**TASK PROMPT**. Type out the data exactly as given. Skip any image.

**RAW DATA**.
···

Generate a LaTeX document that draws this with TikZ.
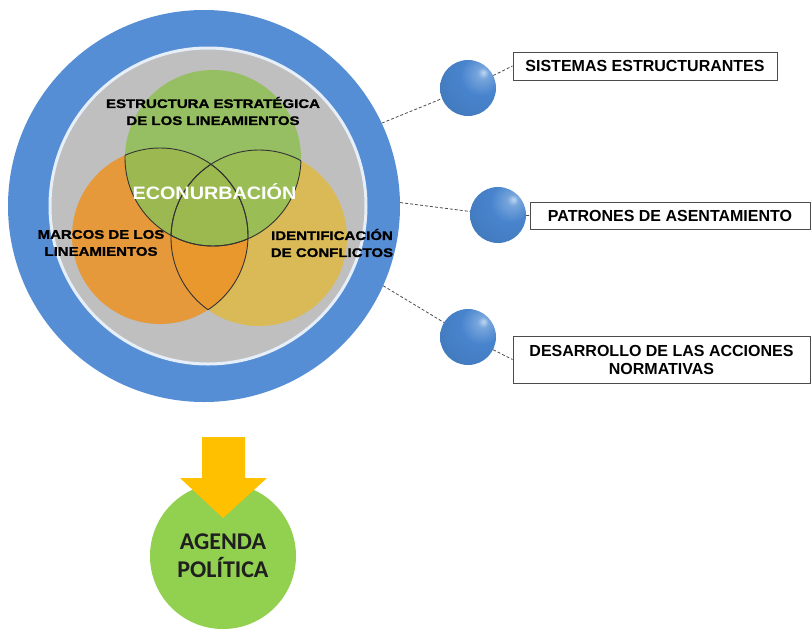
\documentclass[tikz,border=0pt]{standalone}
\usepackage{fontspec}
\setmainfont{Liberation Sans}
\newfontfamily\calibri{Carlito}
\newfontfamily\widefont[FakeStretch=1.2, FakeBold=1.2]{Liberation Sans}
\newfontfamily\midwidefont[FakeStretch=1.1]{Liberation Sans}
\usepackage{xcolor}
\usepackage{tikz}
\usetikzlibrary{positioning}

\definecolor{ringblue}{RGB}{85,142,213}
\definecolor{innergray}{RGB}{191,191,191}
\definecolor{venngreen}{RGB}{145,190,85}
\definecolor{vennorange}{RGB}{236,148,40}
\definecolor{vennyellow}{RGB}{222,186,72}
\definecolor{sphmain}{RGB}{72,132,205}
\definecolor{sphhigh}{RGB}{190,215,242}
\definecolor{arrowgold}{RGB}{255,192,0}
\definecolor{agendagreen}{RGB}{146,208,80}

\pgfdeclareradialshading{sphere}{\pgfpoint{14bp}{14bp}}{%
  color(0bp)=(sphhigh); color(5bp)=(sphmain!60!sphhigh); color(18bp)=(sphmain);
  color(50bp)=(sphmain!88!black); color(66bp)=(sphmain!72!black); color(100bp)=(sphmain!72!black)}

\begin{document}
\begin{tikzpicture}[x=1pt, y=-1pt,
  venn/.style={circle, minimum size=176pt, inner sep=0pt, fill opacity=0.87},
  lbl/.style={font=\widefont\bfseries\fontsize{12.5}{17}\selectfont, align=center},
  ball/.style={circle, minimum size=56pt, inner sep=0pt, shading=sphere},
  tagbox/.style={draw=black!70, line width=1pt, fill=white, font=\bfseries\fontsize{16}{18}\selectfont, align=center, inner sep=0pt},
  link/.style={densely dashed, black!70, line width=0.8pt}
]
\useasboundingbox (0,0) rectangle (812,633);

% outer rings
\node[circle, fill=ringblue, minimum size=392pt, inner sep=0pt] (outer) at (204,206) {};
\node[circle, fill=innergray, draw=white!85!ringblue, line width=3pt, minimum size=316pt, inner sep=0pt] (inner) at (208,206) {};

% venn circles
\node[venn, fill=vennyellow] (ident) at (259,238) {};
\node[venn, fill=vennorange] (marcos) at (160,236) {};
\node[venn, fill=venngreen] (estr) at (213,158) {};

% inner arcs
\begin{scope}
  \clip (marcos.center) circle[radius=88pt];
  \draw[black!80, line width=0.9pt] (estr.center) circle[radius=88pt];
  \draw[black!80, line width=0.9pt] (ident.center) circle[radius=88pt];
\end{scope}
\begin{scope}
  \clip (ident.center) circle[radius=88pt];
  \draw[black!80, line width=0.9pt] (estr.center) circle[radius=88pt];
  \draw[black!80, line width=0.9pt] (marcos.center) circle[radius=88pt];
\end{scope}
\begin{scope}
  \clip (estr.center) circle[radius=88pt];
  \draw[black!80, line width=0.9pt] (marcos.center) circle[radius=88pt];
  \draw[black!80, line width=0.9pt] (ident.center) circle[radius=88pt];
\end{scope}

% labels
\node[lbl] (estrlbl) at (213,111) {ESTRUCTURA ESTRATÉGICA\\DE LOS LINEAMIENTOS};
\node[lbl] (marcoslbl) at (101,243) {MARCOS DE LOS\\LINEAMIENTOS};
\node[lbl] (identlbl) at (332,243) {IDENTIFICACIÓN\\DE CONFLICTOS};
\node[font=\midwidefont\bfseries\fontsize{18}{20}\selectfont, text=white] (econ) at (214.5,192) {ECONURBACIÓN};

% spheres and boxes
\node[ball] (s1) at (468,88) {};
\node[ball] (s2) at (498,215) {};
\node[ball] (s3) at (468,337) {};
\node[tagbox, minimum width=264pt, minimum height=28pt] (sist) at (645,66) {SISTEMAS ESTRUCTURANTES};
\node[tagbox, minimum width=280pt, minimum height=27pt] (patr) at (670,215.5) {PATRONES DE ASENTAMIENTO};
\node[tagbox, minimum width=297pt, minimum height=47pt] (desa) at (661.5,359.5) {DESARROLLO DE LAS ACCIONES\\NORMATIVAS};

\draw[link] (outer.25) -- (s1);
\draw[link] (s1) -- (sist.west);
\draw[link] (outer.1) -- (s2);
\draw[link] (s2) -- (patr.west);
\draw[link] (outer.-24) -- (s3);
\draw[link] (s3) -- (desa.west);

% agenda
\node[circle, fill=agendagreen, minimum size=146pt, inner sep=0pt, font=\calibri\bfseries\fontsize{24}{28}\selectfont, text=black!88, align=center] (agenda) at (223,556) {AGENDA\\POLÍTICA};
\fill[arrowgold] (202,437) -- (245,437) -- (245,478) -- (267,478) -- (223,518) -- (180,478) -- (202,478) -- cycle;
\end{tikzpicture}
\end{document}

···

**RESPONSE TO THIS EXERCISE**.
Generate a LaTeX document that draws this with TikZ.
\documentclass[tikz,border=0pt]{standalone}
\usepackage{fontspec}
\setmainfont{Liberation Sans}
\newfontfamily\calibri{Carlito}
\newfontfamily\widefont[FakeStretch=1.2, FakeBold=1.2]{Liberation Sans}
\newfontfamily\midwidefont[FakeStretch=1.1]{Liberation Sans}
\usepackage{xcolor}
\usepackage{tikz}
\usetikzlibrary{positioning}

\definecolor{ringblue}{RGB}{85,142,213}
\definecolor{innergray}{RGB}{191,191,191}
\definecolor{venngreen}{RGB}{145,190,85}
\definecolor{vennorange}{RGB}{236,148,40}
\definecolor{vennyellow}{RGB}{222,186,72}
\definecolor{sphmain}{RGB}{72,132,205}
\definecolor{sphhigh}{RGB}{190,215,242}
\definecolor{arrowgold}{RGB}{255,192,0}
\definecolor{agendagreen}{RGB}{146,208,80}

\pgfdeclareradialshading{sphere}{\pgfpoint{14bp}{14bp}}{%
  color(0bp)=(sphhigh); color(5bp)=(sphmain!60!sphhigh); color(18bp)=(sphmain);
  color(50bp)=(sphmain!88!black); color(66bp)=(sphmain!72!black); color(100bp)=(sphmain!72!black)}

\begin{document}
\begin{tikzpicture}[x=1pt, y=-1pt,
  venn/.style={circle, minimum size=176pt, inner sep=0pt, fill opacity=0.87},
  lbl/.style={font=\widefont\bfseries\fontsize{12.5}{17}\selectfont, align=center},
  ball/.style={circle, minimum size=56pt, inner sep=0pt, shading=sphere},
  tagbox/.style={draw=black!70, line width=1pt, fill=white, font=\bfseries\fontsize{16}{18}\selectfont, align=center, inner sep=0pt},
  link/.style={densely dashed, black!70, line width=0.8pt}
]
\useasboundingbox (0,0) rectangle (812,633);

% outer rings
\node[circle, fill=ringblue, minimum size=392pt, inner sep=0pt] (outer) at (204,206) {};
\node[circle, fill=innergray, draw=white!85!ringblue, line width=3pt, minimum size=316pt, inner sep=0pt] (inner) at (208,206) {};

% venn circles
\node[venn, fill=vennyellow] (ident) at (259,238) {};
\node[venn, fill=vennorange] (marcos) at (160,236) {};
\node[venn, fill=venngreen] (estr) at (213,158) {};

% inner arcs
\begin{scope}
  \clip (marcos.center) circle[radius=88pt];
  \draw[black!80, line width=0.9pt] (estr.center) circle[radius=88pt];
  \draw[black!80, line width=0.9pt] (ident.center) circle[radius=88pt];
\end{scope}
\begin{scope}
  \clip (ident.center) circle[radius=88pt];
  \draw[black!80, line width=0.9pt] (estr.center) circle[radius=88pt];
  \draw[black!80, line width=0.9pt] (marcos.center) circle[radius=88pt];
\end{scope}
\begin{scope}
  \clip (estr.center) circle[radius=88pt];
  \draw[black!80, line width=0.9pt] (marcos.center) circle[radius=88pt];
  \draw[black!80, line width=0.9pt] (ident.center) circle[radius=88pt];
\end{scope}

% labels
\node[lbl] (estrlbl) at (213,111) {ESTRUCTURA ESTRATÉGICA\\DE LOS LINEAMIENTOS};
\node[lbl] (marcoslbl) at (101,243) {MARCOS DE LOS\\LINEAMIENTOS};
\node[lbl] (identlbl) at (332,243) {IDENTIFICACIÓN\\DE CONFLICTOS};
\node[font=\midwidefont\bfseries\fontsize{18}{20}\selectfont, text=white] (econ) at (214.5,192) {ECONURBACIÓN};

% spheres and boxes
\node[ball] (s1) at (468,88) {};
\node[ball] (s2) at (498,215) {};
\node[ball] (s3) at (468,337) {};
\node[tagbox, minimum width=264pt, minimum height=28pt] (sist) at (645,66) {SISTEMAS ESTRUCTURANTES};
\node[tagbox, minimum width=280pt, minimum height=27pt] (patr) at (670,215.5) {PATRONES DE ASENTAMIENTO};
\node[tagbox, minimum width=297pt, minimum height=47pt] (desa) at (661.5,359.5) {DESARROLLO DE LAS ACCIONES\\NORMATIVAS};

\draw[link] (outer.25) -- (s1);
\draw[link] (s1) -- (sist.west);
\draw[link] (outer.1) -- (s2);
\draw[link] (s2) -- (patr.west);
\draw[link] (outer.-24) -- (s3);
\draw[link] (s3) -- (desa.west);

% agenda
\node[circle, fill=agendagreen, minimum size=146pt, inner sep=0pt, font=\calibri\bfseries\fontsize{24}{28}\selectfont, text=black!88, align=center] (agenda) at (223,556) {AGENDA\\POLÍTICA};
\fill[arrowgold] (202,437) -- (245,437) -- (245,478) -- (267,478) -- (223,518) -- (180,478) -- (202,478) -- cycle;
\end{tikzpicture}
\end{document}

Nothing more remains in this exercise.